The exchange stated on its official Twitter handle,
“The New Zealand Court has granted a 10 working day extension on the initial Cryptopia Ltd Liquidators report. It is now due on 4 June and will be available on the New Zealand Companies website when it is submitted”
Sean Crypto Phillips, a Twitter user stated,
“I hope that the liquidators understand that the coins are funds held in trust, not general assets of Cryptopia, so should be returned in full and without conversion. Also, I will be interested in any news of recovery from amounts sent to Huobi, although my balance was intact.”
Currently, the exchange’s website continues to be under maintenance, with the site displaying the press release pertaining to the liquidation process. According to that announcement, the liquidation process is handled by David Ruscoe and Russell Moore, representatives of Grant Thornton.
The exchange had decided to take this path because of the security breach that occurred earlier this year in January. Notably, the exchange fell victim to two attacks with the hacker gaining control over all of its Ethereum funds. At present, “the liquidators are focusing on securing the assets for the benefit of all stakeholders.” The investigation conducted by Grant Thornton was reported to take months instead of weeks, with the first report set to be released in the coming month.
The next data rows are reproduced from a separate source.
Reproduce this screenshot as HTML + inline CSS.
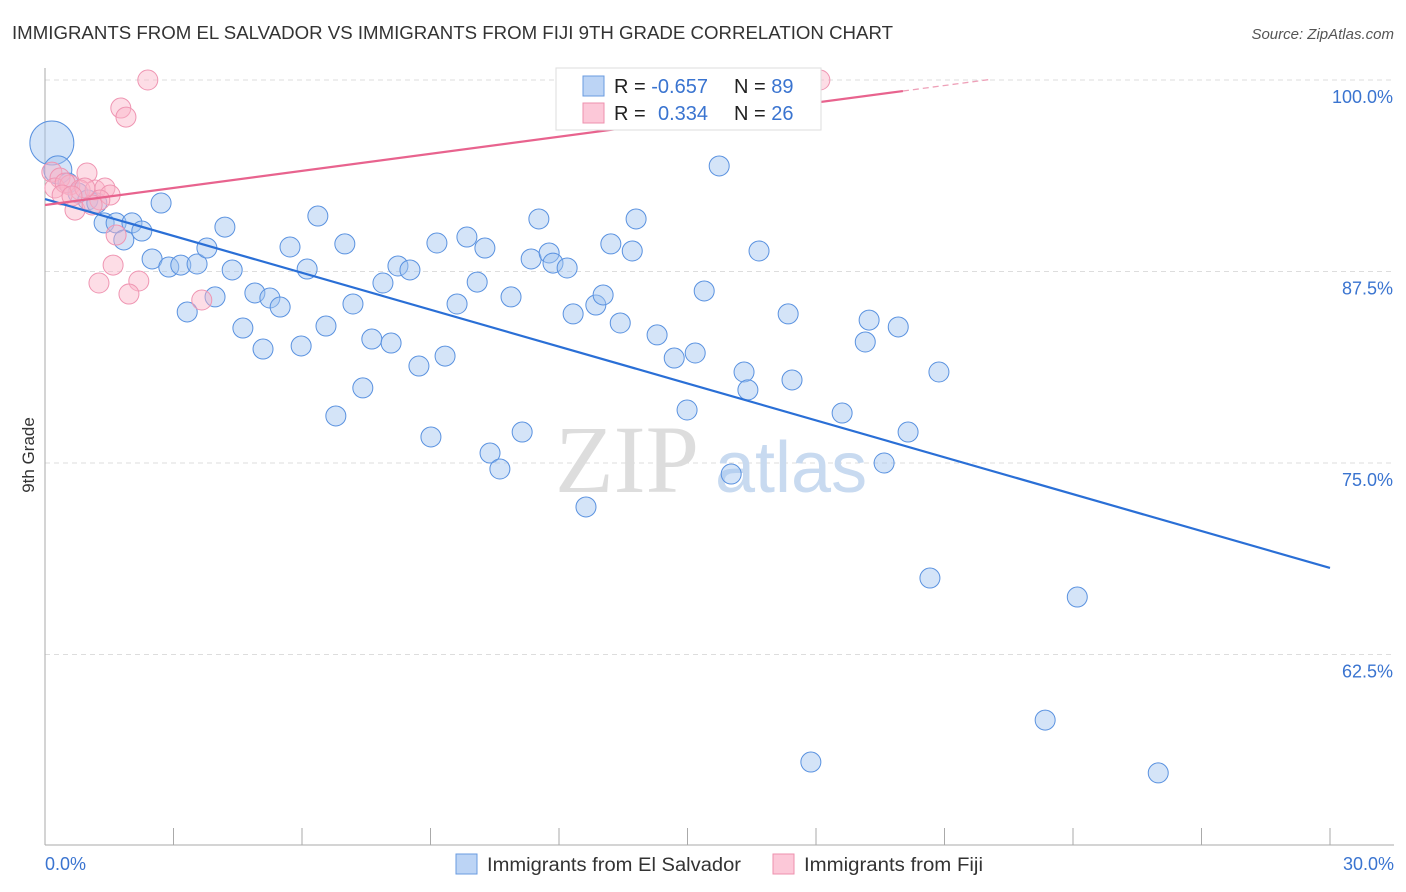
<!DOCTYPE html>
<html><head><meta charset="utf-8">
<style>
body{margin:0;background:#fff;font-family:"Liberation Sans",sans-serif;}
svg{display:block}
</style></head>
<body>
<svg id="chart" width="1406" height="892">
<text x="12" y="39" font-size="18" fill="#333" textLength="881" lengthAdjust="spacingAndGlyphs">IMMIGRANTS FROM EL SALVADOR VS IMMIGRANTS FROM FIJI 9TH GRADE CORRELATION CHART</text>
<text x="1394" y="39" font-size="15" fill="#555" font-style="italic" text-anchor="end">Source: ZipAtlas.com</text>
<text transform="translate(34,455) rotate(-90)" font-size="17" fill="#333" text-anchor="middle">9th Grade</text>
<g id="grid"></g>
<text x="555" y="492" font-size="96" fill="#ddd" font-family="Liberation Serif,serif">ZIP</text>
<text x="715" y="492" font-size="72" fill="#c8daf0">atlas</text>
<g id="marks"></g>
<g id="legend-box">
<rect x="556" y="68" width="265" height="62" fill="#fff" stroke="#ddd"/>
<rect x="583" y="76" width="21" height="20" fill="#bcd4f5" stroke="#6a9be0"/>
<rect x="583" y="103" width="21" height="20" fill="#fcc8d8" stroke="#ee90ae"/>
<text x="614" y="93" font-size="20" fill="#222">R = <tspan fill="#3a74d0">-0.657</tspan></text>
<text x="734" y="93" font-size="20" fill="#222">N = <tspan fill="#3a74d0">89</tspan></text>
<text x="614" y="120" font-size="20" fill="#222">R = <tspan fill="#3a74d0" x="658">0.334</tspan></text>
<text x="734" y="120" font-size="20" fill="#222">N = <tspan fill="#3a74d0">26</tspan></text>
</g>
<g>
<rect x="456" y="854" width="21" height="20" fill="#bcd4f5" stroke="#6a9be0"/>
<text x="487" y="871" font-size="19" fill="#333" textLength="254" lengthAdjust="spacingAndGlyphs">Immigrants from El Salvador</text>
<rect x="773" y="854" width="21" height="20" fill="#fcc8d8" stroke="#ee90ae"/>
<text x="804" y="871" font-size="19" fill="#333" textLength="179" lengthAdjust="spacingAndGlyphs">Immigrants from Fiji</text>
</g>
</svg>
<script>
const yTicks=[100,87.5,75,62.5];
const yTickLabels=["100.0%","87.5%","75.0%","62.5%"];
const xTickLabels=["0.0%","30.0%"];
const blueX=[0.16,0.30,0.54,0.77,1.00,1.21,1.38,1.66,1.84,2.03,2.26,2.50,2.71,2.89,3.17,3.32,3.55,3.78,3.97,4.20,4.37,4.62,4.90,5.09,5.25,5.49,5.72,5.98,6.12,6.37,6.56,6.79,7.00,7.19,7.42,7.63,7.89,8.08,8.24,8.52,8.73,9.01,9.15,9.34,9.62,9.85,10.09,10.27,10.39,10.62,10.88,11.14,11.35,11.53,11.77,11.86,12.19,12.33,12.63,12.86,13.03,13.21,13.43,13.71,13.80,14.29,14.69,14.99,15.18,15.39,15.74,16.02,16.32,16.41,16.67,17.35,17.44,17.88,18.61,19.15,19.24,19.59,19.92,20.15,20.66,20.87,23.35,24.10,25.99];
const blueY=[95.89,94.13,93.28,92.62,92.17,91.97,90.67,90.67,89.56,90.67,90.14,88.32,91.97,87.79,87.92,84.86,87.99,89.03,85.84,90.40,87.60,83.81,86.10,82.44,85.77,85.18,89.10,82.64,87.66,91.12,83.94,78.07,89.30,85.38,79.90,83.09,86.75,82.83,87.86,87.60,81.33,76.70,89.36,81.98,85.38,89.75,86.81,89.03,75.65,74.61,85.84,77.02,88.32,90.93,88.71,88.05,87.73,84.73,72.13,85.31,85.97,89.30,84.14,88.84,90.93,83.36,81.85,78.46,82.18,86.23,94.39,74.28,80.94,79.77,88.84,84.73,80.42,55.48,78.26,82.90,84.33,75.00,83.88,77.02,67.49,80.94,58.22,66.25,54.77];
const blueR=[22,14];
const pinkX=[2.40,1.77,1.89,0.16,0.98,0.35,0.23,0.58,0.47,0.82,1.17,1.40,1.52,0.70,1.28,1.10,1.66,1.59,1.26,2.19,1.96,3.66,18.09,0.40,0.93,0.63];
const pinkY=[100,98.17,97.58,93.99,93.93,93.60,92.95,93.15,93.28,92.82,92.82,92.95,92.49,91.51,92.17,91.84,89.88,87.92,86.75,86.88,86.03,85.64,100,92.49,92.95,92.43];
const blueLine=[[0,92.23],[30,68.15]];
const pinkLine=[[0,91.84],[20.03,99.28]];
const pinkDash=[[20.03,99.28],[22.1,100.05]];
const NS="http://www.w3.org/2000/svg";
const X=v=>45+v/30*1285, Y=v=>80+(100-v)*15.32;
function mk(tag,attrs,parent){const e=document.createElementNS(NS,tag);for(const k in attrs)e.setAttribute(k,attrs[k]);parent.appendChild(e);return e;}
const grid=document.getElementById('grid'), marks=document.getElementById('marks');
yTicks.forEach((t,i)=>{
 const l=mk('line',{x1:45,x2:1394,y1:Y(t),y2:Y(t),stroke:'#ddd','stroke-dasharray':'5,4'},grid);
 
 
 const tx=mk('text',{x:1393,y:Y(t)+23,'font-size':18,fill:'#3a74d0','text-anchor':'end'},grid);
 tx.textContent=yTickLabels[i];
 
 
});
const ax=mk('line',{x1:45,x2:45,y1:68,y2:845,stroke:'#aaa'},grid);


const bx=mk('line',{x1:45,x2:1394,y1:845,y2:845,stroke:'#aaa'},grid);


for(let i=1;i<=10;i++){const t=mk('line',{x1:X(i*3),x2:X(i*3),y1:828,y2:845,stroke:'#aaa'},grid);
 
 }
[[0,'start',45],[30,'end',1394]].forEach((d,i)=>{const t=mk('text',{x:d[2],y:870,'font-size':18,fill:'#3a74d0','text-anchor':d[1]},grid);t.textContent=xTickLabels[i];
 
 });
blueX.forEach((x,i)=>{const c=mk('circle',{cx:X(x),cy:Y(blueY[i]),r:blueR[i]||10,fill:'rgba(160,195,240,0.45)',stroke:'#5a92e0','stroke-width':1},marks);
 
 });
pinkX.forEach((x,i)=>{const c=mk('circle',{cx:X(x),cy:Y(pinkY[i]),r:10,fill:'rgba(250,180,200,0.45)',stroke:'#ef95b2','stroke-width':1},marks);
 
 });
const bl=mk('line',{x1:X(blueLine[0][0]),y1:Y(blueLine[0][1]),x2:X(blueLine[1][0]),y2:Y(blueLine[1][1]),stroke:'#2a6fd6','stroke-width':2.2},marks);


const pl=mk('line',{x1:X(pinkLine[0][0]),y1:Y(pinkLine[0][1]),x2:X(pinkLine[1][0]),y2:Y(pinkLine[1][1]),stroke:'#e8638e','stroke-width':2.2},marks);


const pd=mk('line',{x1:X(pinkDash[0][0]),y1:Y(pinkDash[0][1]),x2:X(pinkDash[1][0]),y2:Y(pinkDash[1][1]),stroke:'#eea0b8','stroke-width':1.3,'stroke-dasharray':'6,4'},marks);


</script>
</body></html>
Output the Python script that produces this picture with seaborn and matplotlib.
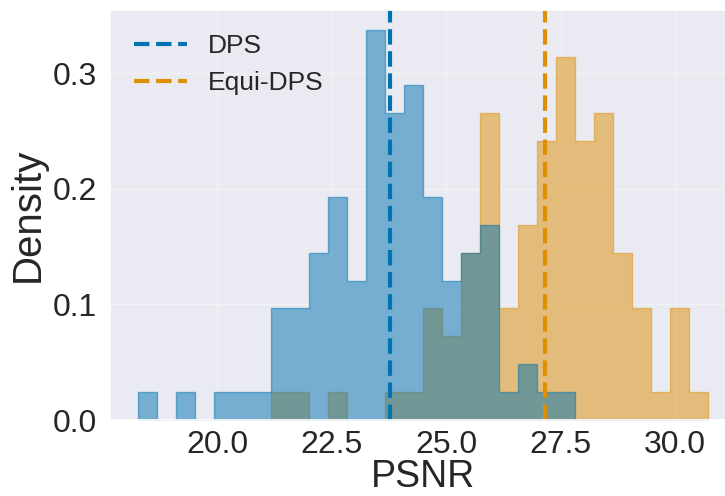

Aside from this, the exchange also made headlines when the attacker had started to move the stolen Ethereum funds to different wallets and exchanges, which includes Huobi and EtherDelta. Huobi, a leading centralized exchange, released a statement concerning this incident on its official social media handle. The platform stated that the stolen funds were automatically detected by its system, following which it was immediately frozen.